Energy & Environment

Biden EPA to reassess Trump-era chemical health findings

The Environmental Protection Agency (EPA) will reassess findings under the former Trump administration about the safety and use of several chemicals. 

In a statement released Wednesday, the EPA said it would make changes to the risk evaluation for the chemical 1,4-dioxane and may also add new information to evaluations for six others. 

These risk evaluations are used to decide whether chemicals present unreasonable risks so the agency can decide how to manage those risks. 

“The policy changes and path forward announced today will allow the agency to restore public trust, provide regulatory certainty, and most importantly, ensure that all populations that may be exposed to these chemicals are protected,” EPA Office of Chemical Safety and Pollution Prevention Assistant Administrator Michal Freedhoff said in a statement. 

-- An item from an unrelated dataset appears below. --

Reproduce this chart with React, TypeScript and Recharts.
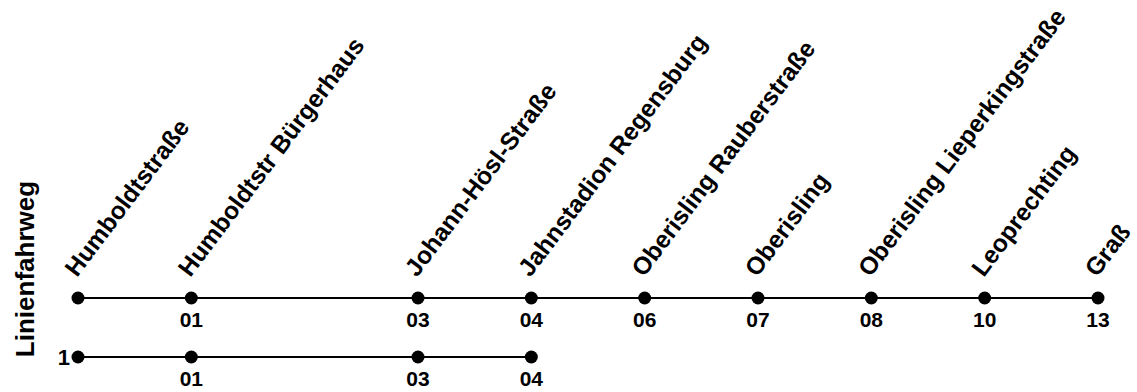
import { LineChart, Line, XAxis, YAxis, LabelList } from 'recharts';

// Haltestellen der Linie (Hauptweg)
const stations = [
  'Humboldtstraße',
  'Humboldtstr Bürgerhaus',
  'Johann-Hösl-Straße',
  'Jahnstadion Regensburg',
  'Oberisling Rauberstraße',
  'Oberisling',
  'Oberisling Lieperkingstraße',
  'Leoprechting',
  'Graß',
];
// Position auf der Achse (Lücke zwischen 01 und 03)
const positions = [0, 1, 3, 4, 5, 6, 7, 8, 9];
const mainCodes = ['', '01', '03', '04', '06', '07', '08', '10', '13'];
const branchCodes = ['', '01', '03', '04'];
const rowLabels = ['1', ''];

const FONT = '"Liberation Sans", Arial, sans-serif';

const data = stations.map((name, i) => ({
  pos: positions[i],
  name,
  main: 1,
  mainCode: mainCodes[i],
  branch: i < branchCodes.length ? 0 : null,
  branchCode: i < branchCodes.length ? branchCodes[i] : null,
}));

const StationLabel = (props: any) => {
  const { x, y, value } = props;
  if (x == null || y == null) return null;
  return (
    <g transform={`translate(${x - 1},${y - 20}) rotate(-53)`}>
      <text x={0} y={0} textAnchor="start" fontFamily={FONT} fontWeight="bold" fontSize={24.6} fill="#000">
        {value}
      </text>
    </g>
  );
};

const CodeLabel = (props: any) => {
  const { x, y, value } = props;
  if (x == null || y == null || !value) return null;
  return (
    <text x={x} y={y + 29} textAnchor="middle" fontFamily={FONT} fontWeight="bold" fontSize={21} fill="#000">
      {value}
    </text>
  );
};

const AxisTitle = (props: any) => {
  const vb = props.viewBox || { x: 0, y: 0 };
  const cx = vb.x + 25;
  const cy = vb.y - 29;
  return (
    <text
      x={cx}
      y={cy}
      transform={`rotate(-90, ${cx}, ${cy})`}
      textAnchor="middle"
      dominantBaseline="central"
      fontFamily={FONT}
      fontWeight="bold"
      fontSize={26}
      fill="#000"
    >
      Linienfahrweg
    </text>
  );
};

const App = () => {
  return (
    <div style={{ position: 'absolute', left: 0, top: 0 }}>
      <LineChart width={1137} height={392} data={data} margin={{ top: 298, right: 39, bottom: 35, left: 0 }}>
        <XAxis dataKey="pos" type="number" domain={[0, 9]} hide />
        <YAxis
          type="number"
          domain={[0, 1]}
          ticks={[0]}
          width={78}
          axisLine={false}
          tickLine={false}
          tickSize={6}
          tickMargin={2}
          tickFormatter={(v: number) => rowLabels[v] ?? ''}
          tick={{ fontFamily: FONT, fontWeight: 'bold', fontSize: 22, fill: '#000' }}
          label={<AxisTitle />}
        />
        <Line
          dataKey="main"
          stroke="#000"
          strokeWidth={2}
          dot={{ r: 6.5, fill: '#000', stroke: 'none' }}
          isAnimationActive={false}
        >
          <LabelList dataKey="name" content={StationLabel} />
          <LabelList dataKey="mainCode" content={CodeLabel} />
        </Line>
        <Line
          dataKey="branch"
          stroke="#000"
          strokeWidth={2}
          dot={{ r: 6.5, fill: '#000', stroke: 'none' }}
          connectNulls={false}
          isAnimationActive={false}
        >
          <LabelList dataKey="branchCode" content={CodeLabel} />
        </Line>
      </LineChart>
    </div>
  );
};

export default App;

On 1,4-dioxane, an industrial chemical that the EPA said was a potential carcinogen in the 2020 assessment, the agency will consider whether to include additional ways that people can be exposed to it, including drinking water and air, in the evaluation. 

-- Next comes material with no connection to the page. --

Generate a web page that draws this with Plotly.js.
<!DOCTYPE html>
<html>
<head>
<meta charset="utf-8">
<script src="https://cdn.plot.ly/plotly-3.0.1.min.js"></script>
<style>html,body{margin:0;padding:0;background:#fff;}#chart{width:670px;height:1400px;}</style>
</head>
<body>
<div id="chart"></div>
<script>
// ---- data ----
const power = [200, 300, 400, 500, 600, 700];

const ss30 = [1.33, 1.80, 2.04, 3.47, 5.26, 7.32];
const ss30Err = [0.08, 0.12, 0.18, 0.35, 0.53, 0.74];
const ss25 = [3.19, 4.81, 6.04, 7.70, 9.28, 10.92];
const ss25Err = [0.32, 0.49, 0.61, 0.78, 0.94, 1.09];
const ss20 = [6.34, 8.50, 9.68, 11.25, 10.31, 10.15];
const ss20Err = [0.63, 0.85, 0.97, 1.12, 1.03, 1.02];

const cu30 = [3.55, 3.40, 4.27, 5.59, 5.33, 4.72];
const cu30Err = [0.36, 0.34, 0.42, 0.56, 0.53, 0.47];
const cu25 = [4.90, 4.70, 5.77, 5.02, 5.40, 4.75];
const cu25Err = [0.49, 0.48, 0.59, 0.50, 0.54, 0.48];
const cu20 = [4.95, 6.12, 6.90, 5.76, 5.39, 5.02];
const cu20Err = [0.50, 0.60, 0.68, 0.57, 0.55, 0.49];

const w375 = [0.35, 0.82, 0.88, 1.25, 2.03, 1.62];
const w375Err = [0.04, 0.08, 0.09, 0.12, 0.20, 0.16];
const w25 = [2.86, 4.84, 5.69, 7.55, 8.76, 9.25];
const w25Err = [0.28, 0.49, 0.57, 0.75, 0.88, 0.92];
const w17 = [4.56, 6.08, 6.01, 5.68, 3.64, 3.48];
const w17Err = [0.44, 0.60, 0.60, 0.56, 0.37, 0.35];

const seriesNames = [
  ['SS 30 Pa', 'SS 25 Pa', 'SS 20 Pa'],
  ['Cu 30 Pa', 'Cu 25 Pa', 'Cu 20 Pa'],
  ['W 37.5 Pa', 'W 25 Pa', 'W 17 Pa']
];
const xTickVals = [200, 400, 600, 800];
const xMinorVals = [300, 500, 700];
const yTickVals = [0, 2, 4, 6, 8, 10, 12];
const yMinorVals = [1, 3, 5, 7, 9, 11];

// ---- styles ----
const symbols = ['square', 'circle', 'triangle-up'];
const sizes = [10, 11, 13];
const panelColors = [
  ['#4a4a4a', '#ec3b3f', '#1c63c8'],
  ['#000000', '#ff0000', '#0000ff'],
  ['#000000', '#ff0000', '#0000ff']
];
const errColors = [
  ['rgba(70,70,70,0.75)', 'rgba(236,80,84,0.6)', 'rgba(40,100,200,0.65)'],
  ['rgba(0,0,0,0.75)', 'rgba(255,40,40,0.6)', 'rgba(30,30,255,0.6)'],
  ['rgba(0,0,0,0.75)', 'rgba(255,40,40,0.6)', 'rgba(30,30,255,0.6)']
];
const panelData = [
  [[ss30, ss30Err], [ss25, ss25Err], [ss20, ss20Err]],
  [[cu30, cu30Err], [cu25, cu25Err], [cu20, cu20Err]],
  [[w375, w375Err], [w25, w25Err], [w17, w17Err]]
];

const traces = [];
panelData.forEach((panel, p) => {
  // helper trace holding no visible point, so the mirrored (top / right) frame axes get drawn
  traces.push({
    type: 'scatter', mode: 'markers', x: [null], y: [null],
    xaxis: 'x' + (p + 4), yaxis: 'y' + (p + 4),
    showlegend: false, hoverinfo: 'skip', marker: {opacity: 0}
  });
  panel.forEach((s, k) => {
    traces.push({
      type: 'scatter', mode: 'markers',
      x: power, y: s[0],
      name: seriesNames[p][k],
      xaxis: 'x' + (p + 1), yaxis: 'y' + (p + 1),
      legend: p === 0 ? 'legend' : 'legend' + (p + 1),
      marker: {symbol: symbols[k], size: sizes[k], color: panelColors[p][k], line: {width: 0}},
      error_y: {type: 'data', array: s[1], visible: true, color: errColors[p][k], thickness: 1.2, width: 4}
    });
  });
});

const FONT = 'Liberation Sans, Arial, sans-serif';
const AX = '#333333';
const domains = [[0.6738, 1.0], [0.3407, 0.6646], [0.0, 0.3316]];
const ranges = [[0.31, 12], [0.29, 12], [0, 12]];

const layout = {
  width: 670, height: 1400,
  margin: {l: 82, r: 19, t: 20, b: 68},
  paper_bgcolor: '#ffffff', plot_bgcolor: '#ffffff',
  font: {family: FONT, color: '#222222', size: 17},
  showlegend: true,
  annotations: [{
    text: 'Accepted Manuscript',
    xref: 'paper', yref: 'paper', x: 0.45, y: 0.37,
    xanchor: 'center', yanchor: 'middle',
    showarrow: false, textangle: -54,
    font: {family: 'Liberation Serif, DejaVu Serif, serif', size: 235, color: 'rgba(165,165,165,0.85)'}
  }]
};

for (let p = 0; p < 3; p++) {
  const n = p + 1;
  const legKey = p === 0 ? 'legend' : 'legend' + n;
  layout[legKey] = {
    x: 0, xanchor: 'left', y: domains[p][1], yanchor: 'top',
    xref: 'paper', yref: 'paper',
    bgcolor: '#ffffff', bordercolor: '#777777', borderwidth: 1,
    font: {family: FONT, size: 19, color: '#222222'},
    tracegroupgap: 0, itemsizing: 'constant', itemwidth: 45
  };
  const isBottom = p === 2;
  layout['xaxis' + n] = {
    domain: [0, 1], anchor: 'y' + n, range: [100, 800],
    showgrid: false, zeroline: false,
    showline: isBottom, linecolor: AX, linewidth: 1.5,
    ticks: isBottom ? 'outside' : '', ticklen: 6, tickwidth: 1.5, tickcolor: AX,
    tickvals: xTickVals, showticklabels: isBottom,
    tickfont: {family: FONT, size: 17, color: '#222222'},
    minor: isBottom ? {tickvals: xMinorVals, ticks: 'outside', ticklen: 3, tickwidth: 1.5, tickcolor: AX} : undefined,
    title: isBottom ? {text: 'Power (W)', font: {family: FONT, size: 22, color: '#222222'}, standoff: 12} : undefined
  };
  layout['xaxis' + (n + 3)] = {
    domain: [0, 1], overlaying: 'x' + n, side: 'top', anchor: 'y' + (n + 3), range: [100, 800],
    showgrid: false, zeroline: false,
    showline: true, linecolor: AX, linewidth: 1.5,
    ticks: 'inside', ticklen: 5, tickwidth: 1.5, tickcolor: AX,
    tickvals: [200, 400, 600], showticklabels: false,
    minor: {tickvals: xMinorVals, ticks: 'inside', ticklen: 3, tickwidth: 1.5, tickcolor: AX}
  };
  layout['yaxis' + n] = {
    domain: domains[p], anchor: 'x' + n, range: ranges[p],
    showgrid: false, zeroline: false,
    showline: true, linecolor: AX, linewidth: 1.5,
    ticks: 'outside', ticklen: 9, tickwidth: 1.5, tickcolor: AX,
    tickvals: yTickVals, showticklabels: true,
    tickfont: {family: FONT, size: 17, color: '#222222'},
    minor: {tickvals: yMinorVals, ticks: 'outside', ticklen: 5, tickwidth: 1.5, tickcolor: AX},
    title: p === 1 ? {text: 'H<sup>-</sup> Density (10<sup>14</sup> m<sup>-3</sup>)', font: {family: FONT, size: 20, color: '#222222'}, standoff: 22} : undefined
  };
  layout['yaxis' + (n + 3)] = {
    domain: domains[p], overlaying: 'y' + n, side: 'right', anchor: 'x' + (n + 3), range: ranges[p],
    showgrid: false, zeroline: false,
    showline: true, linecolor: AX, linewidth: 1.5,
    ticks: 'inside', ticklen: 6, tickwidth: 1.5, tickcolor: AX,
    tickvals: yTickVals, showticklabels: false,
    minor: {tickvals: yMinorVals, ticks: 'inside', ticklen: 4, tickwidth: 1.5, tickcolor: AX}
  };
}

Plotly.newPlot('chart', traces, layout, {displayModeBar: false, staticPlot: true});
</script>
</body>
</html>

It said that these exposure pathways were excluded from the Trump-era evaluation, which found that the chemical doesn’t present unreasonable risks to the general population. 

On the other six chemicals, which include substances called TCE and methylene chloride, the agency will assess whether there’s the potential for unreasonable risk to nearby communities through air and water exposure. 

If it finds that there might be additional risks, the agency will supplement its evaluation. 

Trump-era reviews of methylene chloride and TCE have come under particular scrutiny, with environmental groups accusing the agency at the time of understating the threats that these substances pose. 

Outlet Reveal reported last year that the Trump White House had the EPA change a TCE assessment after agency scientists linked it to fetal heart defects. 

Asked about the change in congressional testimony, a key White House official indicated last year that the EPA made the ultimate decision.